Patricia O’Connor, The Mill in the North (Dublin: Talbot Press 1939: Dublin: Arlen House 2023).

Janet McNeill, The Other Side of the Wall (London: Hodder & Stoughton 1955)

———————Tea at Four o’clock (London: Hodder & Stoughton 1956: London: Turnpike books 2019). Virago (London) also brought out an edition of this in 1991.

———————As Strangers Here: a study of family and human relationships in a Belfast setting (London: Hodder & Stoughton 1960)

Anne Crone, Bridie Steen (New York: Scribner 1948:London: Heinemann 1949; Belfast: Blackstaff 1984)

———————My Heart and I ( London: Heinemann 1955).

Patrick Kavanagh, Tarry Flynn (London: Pilot Press 1948).

Maura Laverty, No More Than Human (London: Longmans, Green 1944).

RECENT READS:

Florence Knapp, The Names (London: Phoenix 2025).

In 1987 when the story opens, Cora, married to the controlling, domineering doctor Gordon, goes with her daughter Maia to register her baby son’s birth. Gordon wants him called Gordon, but Maia wants him called Bear, and Cora herself wants to call him Julian. So there are three scenarios, each based on the name Cora opts for, and each is worked through logically to the end, with Cora and her adult children’s destinies sometimes similar, sometimes widely divergent depending on the name chosen. Cora is Irish, so Ireland features a lot, and Knapp has done her home-work; she knows a bit about the Irish language, and totally avoids stereotyping Ireland as either a wonderful or an awful place, for which relief much thanks. There’s a lot of food for thought in this book. The scenario where Cora names her son Gordon results in a ‘stable’ two-parent family where both children become ‘high achievers’ but where she herself sinks and shrinks. The scenario where she calls him Bear might be the optimal one, except for the death it causes, and other things that happen(these aren’t spoilers by the way – the book works itself out so meticulously that it is full of surprises). However, the Julian scenario is impossible to write about without a spoiler. This is a book I’ll re-read, for the careful writing and the turns of the story. It deserves all the acclaim it is getting.

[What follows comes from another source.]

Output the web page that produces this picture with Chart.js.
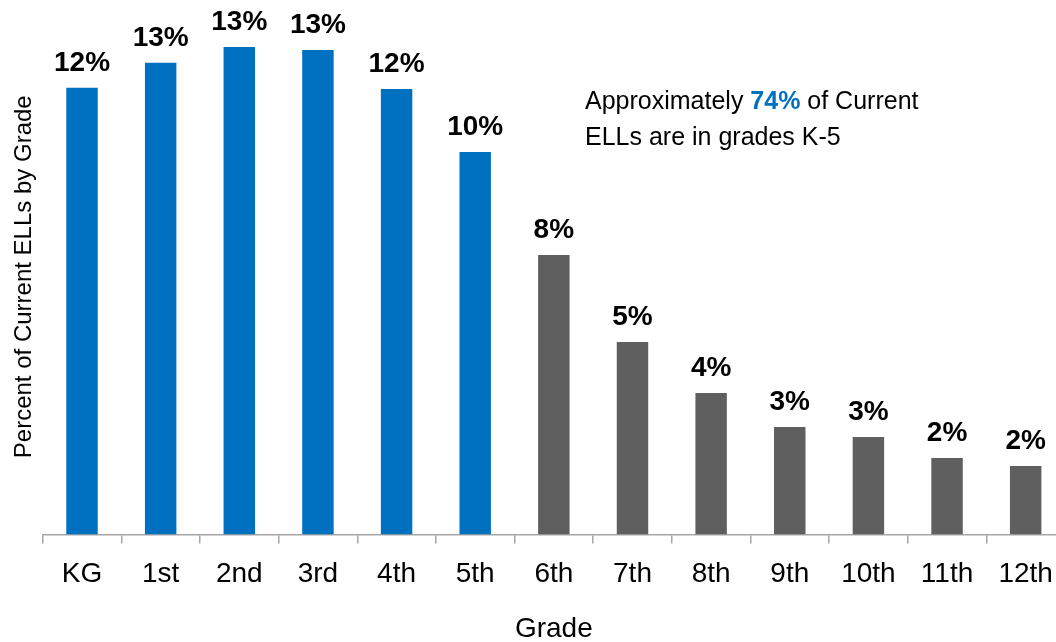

Frieda McFadden, Do Not Disturb (London: Poisoned Pen 2021, 2025).

My sister lent me this for a long bus journey and it did a lot more than pass the time. I’ve read a few others of McFadden’s, but this one stands out. Quinn (that’s her first name) has just killed her abusive husband in self-defence, so she goes on the run. I love ‘going-on-the-run’ stories but I hate ‘blamed-in-the-wrong’ ones, so this was very, very tense reading for me. Quinn is sad that she can’t tell her sister, the sister she’s always loved, all about it, though she has hinted to her about the abuse. Quinn ends up at a creepy motel where she is the only overnighter – there is a long-term witchy ex-carny resident and the motel-owner seems like a lovely young man, a little afraid of his invalid wife, playing hot and cold with Quinn who doesn’t quite know where she is – literally or metaphorically. I was starting to think it was sub-Psycho stuff (and I’ve never thought Psycho was Hitchcock’s best film anyway)when things took a turn for the unusual – let’s just say nothing is as it seems at first, in this novel. The twists aren’t cheap and visible a mile off, as they are in so many mystery novels churned out regularly by normally-good writers who can’t quite keep up standards for what seems now to be annual demand. And there is – spoiler alert – a heart-warming aspect to the whole story as well. It’s an unexpectedly kind book.